▶ [EXERCISE REQUIREMENTS]: Reproduce the listing below character for character; drop every image.
=== SOURCE DATA ===
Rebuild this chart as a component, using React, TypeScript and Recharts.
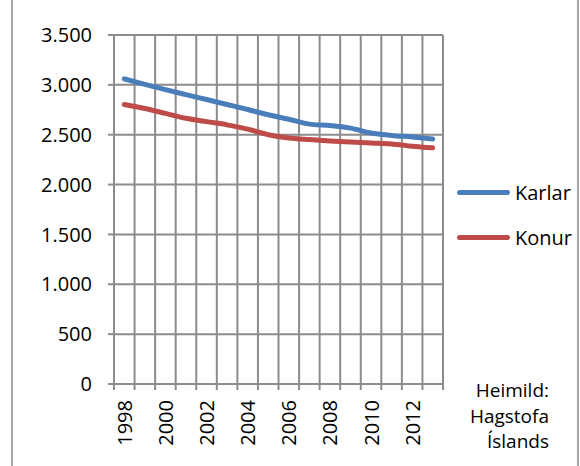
import React from "react";
import {
    LineChart,
    Line,
    XAxis,
    YAxis,
    CartesianGrid,
} from "recharts";

const years = [
    1998, 1999, 2000, 2001, 2002, 2003, 2004, 2005,
    2006, 2007, 2008, 2009, 2010, 2011, 2012, 2013,
];
const karlar = [
    3060, 3005, 2952, 2902, 2853, 2803, 2753, 2700,
    2655, 2606, 2592, 2566, 2517, 2493, 2477, 2458,
];
const konur = [
    2803, 2763, 2714, 2665, 2631, 2599, 2556, 2500,
    2467, 2451, 2438, 2428, 2418, 2408, 2385, 2369,
];
const yTicks = [0, 500, 1000, 1500, 2000, 2500, 3000, 3500];
const labelYears = [1998, 2000, 2002, 2004, 2006, 2008, 2010, 2012];
const sourceLines = ["Heimild:", "Hagstofa", "Íslands"];
const series = [
    { name: "Karlar", color: "#4a7ebb" },
    { name: "Konur", color: "#be4b48" },
];

const data = years.map((year, i) => ({
    year,
    Karlar: karlar[i],
    Konur: konur[i],
}));

// category boundaries, so the grid falls between the years like in Excel
const boundaries = years.map((y) => y - 0.5).concat(years[years.length - 1] + 0.5);
const domain: [number, number] = [boundaries[0], boundaries[boundaries.length - 1]];

const FONT = "'Open Sans', sans-serif";
const GRID = "#8c8c8c";

const fmt = (v: number) => v.toLocaleString("de-DE");

const YearTick = (props: any) => {
    const { x, y, payload } = props;
    return (
        <text
            x={x}
            y={y}
            transform={`rotate(-90, ${x}, ${y})`}
            textAnchor="end"
            dominantBaseline="central"
            fontFamily={FONT}
            fontSize={20}
            fill="#000"
        >
            {payload.value}
        </text>
    );
};

export default function App() {
    return (
        <div
            style={{
                position: "fixed",
                left: 0,
                top: 0,
                width: 580,
                height: 466,
                background: "#fff",
            }}
        >
            <div style={{ position: "absolute", left: 11, top: 0, width: 2, height: 466, background: "#a6a6a6" }} />
            <div style={{ position: "absolute", left: 577, top: 0, width: 2, height: 466, background: "#a6a6a6" }} />

            <LineChart
                width={580}
                height={466}
                data={data}
                margin={{ top: 35, right: 137, left: 0, bottom: 0 }}
            >
                <CartesianGrid
                    xAxisId="grid"
                    stroke={GRID}
                    strokeWidth={2}
                />
                <XAxis
                    xAxisId="grid"
                    dataKey="year"
                    type="number"
                    domain={domain}
                    ticks={boundaries}
                    interval={0}
                    height={6}
                    tickSize={6}
                    tick={() => <g />}
                    axisLine={{ stroke: GRID, strokeWidth: 2 }}
                    tickLine={{ stroke: GRID, strokeWidth: 2 }}
                />
                <XAxis
                    xAxisId="labels"
                    dataKey="year"
                    type="number"
                    domain={domain}
                    ticks={labelYears}
                    interval={0}
                    height={76}
                    tickSize={0}
                    tickMargin={10}
                    axisLine={false}
                    tickLine={false}
                    tick={<YearTick />}
                />
                <YAxis
                    width={114}
                    domain={[0, 3500]}
                    ticks={yTicks}
                    interval={0}
                    tickFormatter={fmt}
                    tickSize={6}
                    tickMargin={16}
                    axisLine={{ stroke: GRID, strokeWidth: 2 }}
                    tickLine={{ stroke: GRID, strokeWidth: 2 }}
                    tick={{ fontFamily: FONT, fontSize: 20, fill: "#000" }}
                />
                {series.map((s) => (
                    <Line
                        key={s.name}
                        xAxisId="grid"
                        type="monotone"
                        dataKey={s.name}
                        stroke={s.color}
                        strokeWidth={5}
                        strokeLinecap="round"
                        dot={false}
                        isAnimationActive={false}
                    />
                ))}
            </LineChart>

            <div
                style={{
                    position: "absolute",
                    left: 457,
                    top: 177,
                    fontFamily: FONT,
                    fontSize: 20,
                    color: "#000",
                }}
            >
                {series.map((s, i) => (
                    <div
                        key={s.name}
                        style={{
                            display: "flex",
                            alignItems: "center",
                            height: 30,
                            marginTop: i === 0 ? 0 : 15,
                        }}
                    >
                        <div
                            style={{
                                width: 53,
                                height: 5,
                                borderRadius: 3,
                                background: s.color,
                                marginRight: 5,
                            }}
                        />
                        <span>{s.name}</span>
                    </div>
                ))}
            </div>

            <div
                style={{
                    position: "absolute",
                    right: 580 - 549,
                    top: 378,
                    textAlign: "right",
                    fontFamily: FONT,
                    fontSize: 19,
                    lineHeight: "25.5px",
                    color: "#000",
                }}
            >
                {sourceLines.map((line) => (
                    <div key={line}>{line}</div>
                ))}
            </div>
        </div>
    );
}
===
▶ [FINISHED ANSWER]:
Rebuild this chart as a component, using React, TypeScript and Recharts.
import React from "react";
import {
    LineChart,
    Line,
    XAxis,
    YAxis,
    CartesianGrid,
} from "recharts";

const years = [
    1998, 1999, 2000, 2001, 2002, 2003, 2004, 2005,
    2006, 2007, 2008, 2009, 2010, 2011, 2012, 2013,
];
const karlar = [
    3060, 3005, 2952, 2902, 2853, 2803, 2753, 2700,
    2655, 2606, 2592, 2566, 2517, 2493, 2477, 2458,
];
const konur = [
    2803, 2763, 2714, 2665, 2631, 2599, 2556, 2500,
    2467, 2451, 2438, 2428, 2418, 2408, 2385, 2369,
];
const yTicks = [0, 500, 1000, 1500, 2000, 2500, 3000, 3500];
const labelYears = [1998, 2000, 2002, 2004, 2006, 2008, 2010, 2012];
const sourceLines = ["Heimild:", "Hagstofa", "Íslands"];
const series = [
    { name: "Karlar", color: "#4a7ebb" },
    { name: "Konur", color: "#be4b48" },
];

const data = years.map((year, i) => ({
    year,
    Karlar: karlar[i],
    Konur: konur[i],
}));

// category boundaries, so the grid falls between the years like in Excel
const boundaries = years.map((y) => y - 0.5).concat(years[years.length - 1] + 0.5);
const domain: [number, number] = [boundaries[0], boundaries[boundaries.length - 1]];

const FONT = "'Open Sans', sans-serif";
const GRID = "#8c8c8c";

const fmt = (v: number) => v.toLocaleString("de-DE");

const YearTick = (props: any) => {
    const { x, y, payload } = props;
    return (
        <text
            x={x}
            y={y}
            transform={`rotate(-90, ${x}, ${y})`}
            textAnchor="end"
            dominantBaseline="central"
            fontFamily={FONT}
            fontSize={20}
            fill="#000"
        >
            {payload.value}
        </text>
    );
};

export default function App() {
    return (
        <div
            style={{
                position: "fixed",
                left: 0,
                top: 0,
                width: 580,
                height: 466,
                background: "#fff",
            }}
        >
            <div style={{ position: "absolute", left: 11, top: 0, width: 2, height: 466, background: "#a6a6a6" }} />
            <div style={{ position: "absolute", left: 577, top: 0, width: 2, height: 466, background: "#a6a6a6" }} />

            <LineChart
                width={580}
                height={466}
                data={data}
                margin={{ top: 35, right: 137, left: 0, bottom: 0 }}
            >
                <CartesianGrid
                    xAxisId="grid"
                    stroke={GRID}
                    strokeWidth={2}
                />
                <XAxis
                    xAxisId="grid"
                    dataKey="year"
                    type="number"
                    domain={domain}
                    ticks={boundaries}
                    interval={0}
                    height={6}
                    tickSize={6}
                    tick={() => <g />}
                    axisLine={{ stroke: GRID, strokeWidth: 2 }}
                    tickLine={{ stroke: GRID, strokeWidth: 2 }}
                />
                <XAxis
                    xAxisId="labels"
                    dataKey="year"
                    type="number"
                    domain={domain}
                    ticks={labelYears}
                    interval={0}
                    height={76}
                    tickSize={0}
                    tickMargin={10}
                    axisLine={false}
                    tickLine={false}
                    tick={<YearTick />}
                />
                <YAxis
                    width={114}
                    domain={[0, 3500]}
                    ticks={yTicks}
                    interval={0}
                    tickFormatter={fmt}
                    tickSize={6}
                    tickMargin={16}
                    axisLine={{ stroke: GRID, strokeWidth: 2 }}
                    tickLine={{ stroke: GRID, strokeWidth: 2 }}
                    tick={{ fontFamily: FONT, fontSize: 20, fill: "#000" }}
                />
                {series.map((s) => (
                    <Line
                        key={s.name}
                        xAxisId="grid"
                        type="monotone"
                        dataKey={s.name}
                        stroke={s.color}
                        strokeWidth={5}
                        strokeLinecap="round"
                        dot={false}
                        isAnimationActive={false}
                    />
                ))}
            </LineChart>

            <div
                style={{
                    position: "absolute",
                    left: 457,
                    top: 177,
                    fontFamily: FONT,
                    fontSize: 20,
                    color: "#000",
                }}
            >
                {series.map((s, i) => (
                    <div
                        key={s.name}
                        style={{
                            display: "flex",
                            alignItems: "center",
                            height: 30,
                            marginTop: i === 0 ? 0 : 15,
                        }}
                    >
                        <div
                            style={{
                                width: 53,
                                height: 5,
                                borderRadius: 3,
                                background: s.color,
                                marginRight: 5,
                            }}
                        />
                        <span>{s.name}</span>
                    </div>
                ))}
            </div>

            <div
                style={{
                    position: "absolute",
                    right: 580 - 549,
                    top: 378,
                    textAlign: "right",
                    fontFamily: FONT,
                    fontSize: 19,
                    lineHeight: "25.5px",
                    color: "#000",
                }}
            >
                {sourceLines.map((line) => (
                    <div key={line}>{line}</div>
                ))}
            </div>
        </div>
    );
}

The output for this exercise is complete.